In contrast, Barack Obama has offered policies that are both tough and smart. His proposal to strike terrorist targets in the Pakistan tribal regions: tough; securing all loose nuclear material in Russia in four years to keep it out of the hands of terrorists: smart; sending troops from Iraq to secure Afghanistan and hunt down bin Laden: tough; a timeline to turn over control of Iraq to the Iraqis: smart; returning military deployments to a normal tempo and increasing benefits to recruit more troops: smart.
Because these frames reinforce perceived qualities about the two candidates, they are likely to be accepted by voters.

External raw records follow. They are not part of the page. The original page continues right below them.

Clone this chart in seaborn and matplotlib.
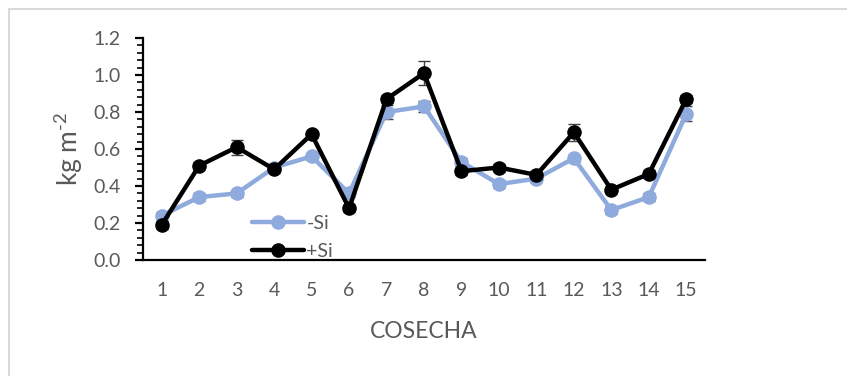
import numpy as np
import pandas as pd
import matplotlib
matplotlib.use("Agg")
import matplotlib.pyplot as plt
from matplotlib.ticker import MultipleLocator
from matplotlib.lines import Line2D
import seaborn as sns

# Harvest numbers and yield (kg m-2) for each treatment
cosecha = list(range(1, 16))
sin_si = [0.24, 0.34, 0.36, 0.50, 0.56, 0.36, 0.80, 0.83, 0.53, 0.41, 0.44, 0.55, 0.27, 0.34, 0.79]
con_si = [0.19, 0.51, 0.61, 0.49, 0.68, 0.28, 0.87, 1.01, 0.48, 0.50, 0.46, 0.69, 0.38, 0.465, 0.87]
err_sin = [0.02, 0.02, 0.02, 0.02, 0.02, 0.02, 0.04, 0.03, 0.02, 0.02, 0.02, 0.02, 0.02, 0.02, 0.04]
err_con = [0.02, 0.02, 0.04, 0.02, 0.02, 0.02, 0.02, 0.065, 0.02, 0.02, 0.02, 0.045, 0.02, 0.02, 0.02]
tratamientos = ["-Si", "+Si"]
colores = {"-Si": "#8FAADC", "+Si": "#000000"}

df = pd.DataFrame({
    "COSECHA": cosecha * 2,
    "valor": sin_si + con_si,
    "err": err_sin + err_con,
    "trat": ["-Si"] * 15 + ["+Si"] * 15,
})

sns.set_style("white")
plt.rcParams["font.family"] = ["Lato", "DejaVu Sans"]
plt.rcParams["mathtext.fontset"] = "custom"
plt.rcParams["mathtext.rm"] = "Lato"
text_color = "#595959"

fig = plt.figure(figsize=(8.47, 3.76), dpi=100)
ax = fig.add_axes([143 / 847, 1 - 260 / 376, (705 - 143) / 847, (260 - 38) / 376])

# error bars first, lines and markers on top
for t in tratamientos:
    sub = df[df["trat"] == t]
    ax.errorbar(sub["COSECHA"], sub["valor"], yerr=sub["err"], fmt="none",
                ecolor="#404040", elinewidth=1.0, capsize=4, capthick=1.0, zorder=1)

sns.lineplot(data=df, x="COSECHA", y="valor", hue="trat", hue_order=tratamientos,
             palette=colores, marker="o", markersize=10.5, markeredgewidth=0,
             linewidth=3.2, legend=False, ax=ax, zorder=3)

ax.set_xlim(0.5, 15.5)
ax.set_ylim(0, 1.2)
ax.set_xticks(cosecha)
ax.set_xticklabels([str(c) for c in cosecha])
ax.yaxis.set_major_locator(MultipleLocator(0.2))
ax.yaxis.set_minor_locator(MultipleLocator(0.04))
ax.yaxis.set_major_formatter(matplotlib.ticker.FormatStrFormatter("%.1f"))

for s in ["top", "right"]:
    ax.spines[s].set_visible(False)
for s in ["left", "bottom"]:
    ax.spines[s].set_visible(True)
    ax.spines[s].set_color("black")
    ax.spines[s].set_linewidth(1.6)

ax.tick_params(axis="y", which="major", direction="out", length=6, width=1.6,
               color="black", labelsize=14, labelcolor=text_color, pad=10, left=True)
ax.tick_params(axis="y", which="minor", direction="out", length=4, width=1.2,
               color="black", left=True)
ax.tick_params(axis="x", which="both", length=0, labelsize=14,
               labelcolor=text_color, pad=16)

ax.set_xlabel("COSECHA", fontsize=16.5, color=text_color, labelpad=16)
ax.set_ylabel("kg m$^{\\text{-2}}$", fontsize=19, color=text_color, labelpad=6)

handles = [Line2D([0], [0], color=colores[t], marker="o", markersize=10.5,
                  markeredgewidth=0, linewidth=3.2) for t in tratamientos]
leg = ax.legend(handles, tratamientos, loc="lower left", bbox_to_anchor=(0.18, -0.035),
                frameon=False, fontsize=14, handlelength=2.7, handletextpad=0.1,
                labelspacing=0.55, borderaxespad=0)
for txt in leg.get_texts():
    txt.set_color(text_color)

# light frame along the top and left edges of the figure
fig.add_artist(Line2D([9 / 847, 1], [1 - 9 / 376, 1 - 9 / 376], color="#D9D9D9",
                      linewidth=1.5, transform=fig.transFigure))
fig.add_artist(Line2D([9 / 847, 9 / 847], [0, 1 - 9 / 376], color="#D9D9D9",
                      linewidth=1.5, transform=fig.transFigure))

fig.savefig("out.png", dpi=100, facecolor="white")
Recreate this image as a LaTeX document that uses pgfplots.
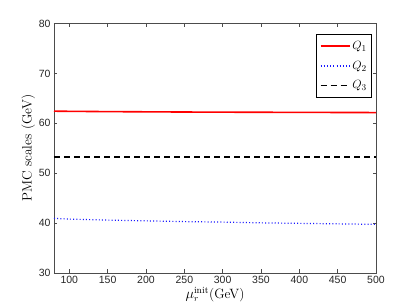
\documentclass[border=0pt]{standalone}
\usepackage{fontspec}
\usepackage{pgfplots}
\pgfplotsset{compat=1.18}
\newfontfamily\tickfont{Liberation Sans}
\begin{document}
\begin{tikzpicture}[x=1pt,y=1pt]
\useasboundingbox (-54,-34) rectangle (361,273);
\begin{axis}[
  scale only axis, width=322pt, height=249.5pt,
  xmin=80, xmax=500, ymin=30, ymax=80,
  xtick={100,150,...,500}, ytick={30,40,...,80},
  tick align=inside, major tick length=3.5pt,
  axis line style={black!70, line width=0.6pt},
  every tick/.style={black!70, line width=0.5pt},
  /pgf/number format/assume math mode=true,
  tick label style={font=\tickfont\fontsize{10.5}{12}\selectfont, black!85},
  scaled ticks=false,
  xlabel={$\mu_r^{\rm init}$(GeV)},
  ylabel={PMC scales (GeV)},
  label style={font=\fontsize{13.5}{15}\selectfont},
  xlabel style={yshift=4pt},
  ylabel style={yshift=-3pt},
  legend style={at={(rel axis cs:0.988,0.958)}, anchor=north east, draw=black, line width=0.8pt,
    font=\fontsize{13}{15}\selectfont, row sep=6pt, inner xsep=3pt, inner ysep=5pt, legend cell align=left},
  legend image code/.code={\draw[#1] (0pt,0pt) -- (29pt,0pt);},
]
\addplot[red, line width=1.6pt] coordinates {(80,62.43)(100,62.4)(150,62.34)(200,62.3)(250,62.26)(300,62.23)(350,62.21)(400,62.19)(450,62.17)(500,62.15)};
\addlegendentry{$Q_1$\hspace{8pt}}
\addplot[blue!90!white, line width=1.2pt, dash pattern=on 1pt off 2.2pt] coordinates {(80,40.95)(100,40.8)(150,40.6)(200,40.45)(250,40.3)(300,40.2)(350,40.05)(400,39.95)(450,39.85)(500,39.75)};
\addlegendentry{$Q_2$\hspace{8pt}}
\addplot[black, line width=1.6pt, dash pattern=on 6pt off 4pt] coordinates {(80,53.2)(500,53.2)};
\addlegendentry{$Q_3$\hspace{8pt}}
\end{axis}
\end{tikzpicture}
\end{document}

McCain's 'fundamentals of the economy are strong' quote was clearly out of touch and his response to the economic crisis is seen by voters as reckless. Obama, however, came across as a steady hand who understood the problem (smart) and wants regulation to prevent it from occurring again (tough).
If the campaign can get voters to transpose their concerns about McCain's leadership on the economy to his ability to lead on national security, and reinforce that Obama is a leader ready to confront and solve America's problems, then Obama will be well positioned should there be an October surprise. However if a surprise occurs and Obama is caught on the back foot, we could see McCain get the second wind he has been desperately trying to find for the past few weeks. It may be the only way McCain can claw his way back into an election that Obama seems to have done everything else to sew up.